Paul Fox, AGL New Energy’s head of technology innovation expanded on the AGL’s plans at the recent CeBIT Australia conference in Sydney.

Fox said the distributed energy resources could be made smarter if integrated with Internet of Things technology, enabling them to work better. He added that IoT could also help in hot water, air conditioning and other heating and cooling services. New energy systems such as solar and battery systems could also be connected to smart meters further increase efficiencies.

“It’s really about putting the customer at the centre of the distributed energy revolution,” said Fox.

“If you put the customer at the centre, you’ve got to know what the customer wants. In broad terms, they want choice, more independence, comfort, convenience and control.”

According to a release, AGL customers have demanded greater visibility and control, due to rising electricity prices and the rise in adoption of solar systems. Fox added that all its solar systems it currently installs are IoT-enabled.

He noted: “All of [AGL’s] solar systems that we install now are IoT-enabled for energy monitoring purposes.”

Home battery monitoring through IoT

According to Fox, AGL has a level of control over its deployed battery fleet that allows the energy company to remotely instruct the batteries to feed power back into the grid, reducing stress on the grid during periods of heavy power usage. [Australia’s AGL invests US$20m in battery storage tech]

Each AGL battery is also equipped with a computer and sensors for metrology purposes.

Every single one of [AGL’s] batteries has a computer and sensors on board for metrology purposes.

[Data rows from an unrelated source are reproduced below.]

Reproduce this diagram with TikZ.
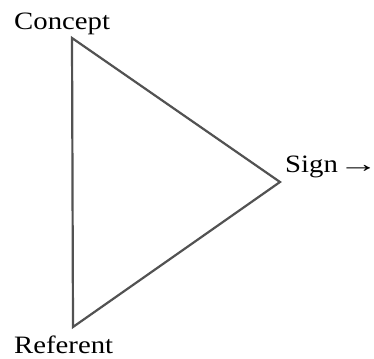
\documentclass[tikz,border=0pt]{standalone}
\usepackage{fontspec}
\usepackage{graphicx}
\setmainfont{Liberation Serif}[FakeStretch=1.15]
\newfontfamily\arrowfont{Liberation Serif}
\begin{document}
\begin{tikzpicture}[x=1pt,y=-1pt]
\useasboundingbox (0,0) rectangle (374,358);
\tikzset{lbl/.style={inner sep=0pt,anchor=base west,font=\fontsize{25}{30}\selectfont},
         side/.style={draw=black!68,line width=2.2pt,line join=miter}}
\coordinate (C) at (72,38);
\coordinate (R) at (73,327);
\coordinate (S) at (280,182);
\draw[side] (C) -- (S) -- (R) -- cycle;
\node[lbl] (concept) at (14,30) {Concept};
\node[lbl] (sign) at (285,172) {Sign};
\node[lbl,font=\arrowfont\fontsize{25}{30}\selectfont] (arrow) at (sign.base east) {\makebox[30pt][l]{\scalebox{1.6}[1]{→}}};
\node[lbl] (referent) at (14,353) {Referent};
\end{tikzpicture}
\end{document}
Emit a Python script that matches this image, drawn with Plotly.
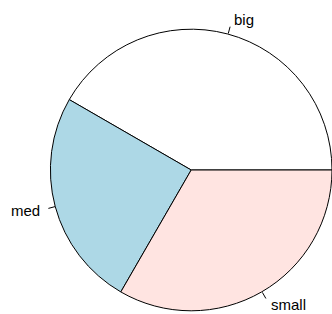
import math
import plotly.graph_objects as go

labels = ["big", "med", "small"]
values = [5, 3, 4]
colors = ["#FFFFFF", "#ADD8E6", "#FFE4E1"]

W, H = 332, 314
cx, cy, r = 191.7, 170.0, 141.3  # pixel geometry of pie

def px2paper(x, y):
    return x / W, 1 - y / H

dom_x = [(cx - r) / W, min(1.0, (cx + r) / W)]
dom_y = [1 - (cy + r) / H, 1 - (cy - r) / H]

total = sum(values)
# plotly places the first slice (counterclockwise) ending at `rotation`; start it at 3 o'clock
rot = 90 - 360 * values[0] / total

fig = go.Figure(go.Pie(
    labels=labels, values=values, sort=False, direction="counterclockwise",
    rotation=rot, marker=dict(colors=colors, line=dict(color="black", width=1)),
    textinfo="none", hoverinfo="label+value", showlegend=False,
    domain=dict(x=dom_x, y=dom_y),
))

cum = 0
shapes, annots = [], []
for lab, v in zip(labels, values):
    mid = 2 * math.pi * (cum + v / 2) / total
    cum += v
    c, s = math.cos(mid), math.sin(mid)
    x0, y0 = px2paper(cx + r * c, cy - r * s)
    x1, y1 = px2paper(cx + 1.05 * r * c, cy - 1.05 * r * s)
    shapes.append(dict(type="line", xref="paper", yref="paper", x0=x0, y0=y0, x1=x1, y1=y1,
                       line=dict(color="black", width=1)))
    tx, ty = px2paper(cx + 1.1 * r * c, cy - 1.1 * r * s)
    annots.append(dict(x=tx, y=ty, xref="paper", yref="paper", text=lab, showarrow=False,
                       xanchor="left" if c > 0 else "right", yanchor="middle",
                       font=dict(family="Liberation Sans, Arial, sans-serif", size=15, color="black")))

fig.update_layout(width=W, height=H, margin=dict(l=0, r=0, t=0, b=0),
                  paper_bgcolor="white", plot_bgcolor="white",
                  shapes=shapes, annotations=annots)
fig.write_html("out.html", config={"displayModeBar": False},
               post_script="document.body.style.margin='0';")
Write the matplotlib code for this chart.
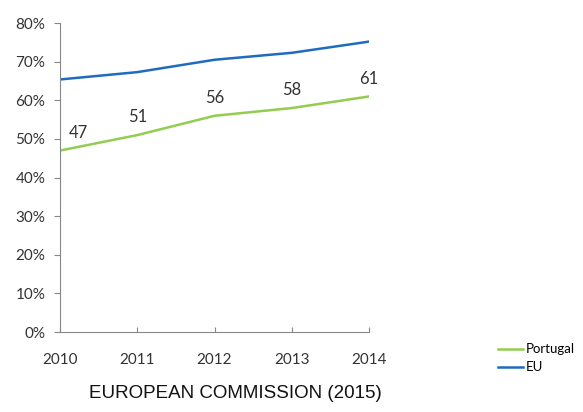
import matplotlib.pyplot as plt

years = [2010, 2011, 2012, 2013, 2014]
portugal = [47, 51, 56, 58, 61]
eu = [65.4, 67.3, 70.5, 72.3, 75.2]
yticks = [0, 10, 20, 30, 40, 50, 60, 70, 80]

GREEN = "#92CD50"
BLUE = "#1F6BBF"
FONT = "Lato"

fig = plt.figure(figsize=(5.83, 4.12), dpi=100)
ax = fig.add_axes([0.103, 0.194, 0.530, 0.750])

ax.plot(years, portugal, color=GREEN, lw=1.8, label="Portugal")
ax.plot(years, eu, color=BLUE, lw=1.8, label="EU")

# value labels above the Portugal line
for x, v in zip(years, portugal):
    dx = 0.24 if x == years[0] else 0
    ax.annotate(str(v), (x + dx, v), xytext=(0, 7), textcoords="offset points",
                ha="center", va="bottom", fontsize=12, family=FONT, color="#333333")

ax.set_xlim(2010, 2014)
ax.set_ylim(0, 80)
ax.set_xticks(years)
ax.set_yticks(yticks)
ax.set_yticklabels([f"{t}%" for t in yticks])
for lbl in ax.get_xticklabels() + ax.get_yticklabels():
    lbl.set_family(FONT)
    lbl.set_fontsize(11)
    lbl.set_color("#333333")

ax.spines["top"].set_visible(False)
ax.spines["right"].set_visible(False)
ax.spines["left"].set_color("#888888")
ax.spines["bottom"].set_color("#888888")
ax.tick_params(axis="y", direction="out", length=4.5, color="#888888", pad=6)
ax.tick_params(axis="x", direction="in", length=3.5, color="#888888", pad=15)

leg = ax.legend(loc="center left", bbox_to_anchor=(1.38, -0.085), frameon=False,
                handlelength=1.9, handletextpad=0.2, labelspacing=0.45,
                prop={"family": FONT, "size": 9.5})

fig.text(0.403, 0.046, "EUROPEAN COMMISSION (2015)", ha="center", va="center",
         fontsize=13.5, family="Liberation Sans", color="#111111")

fig.savefig("out.png", dpi=100)
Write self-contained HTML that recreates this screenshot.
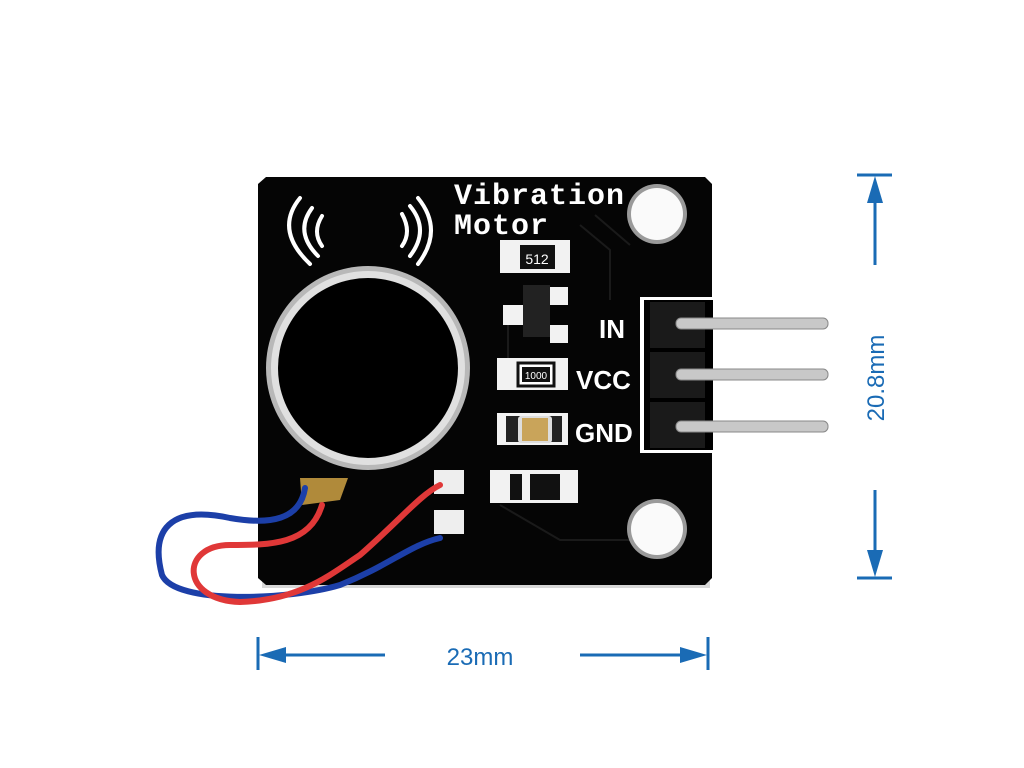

“AGL over-instruments them now because we’re trying to collect data about how they operate,” added Fox.

The New South Wales-based energy company is also using IoT to manage settings on smart air-conditioning units deployed by the company to reduce the load on the grid without compromising the required comfort of a household’s occupants.

He said that data accrued from air conditioning use could also point to inefficient insulation in a given household.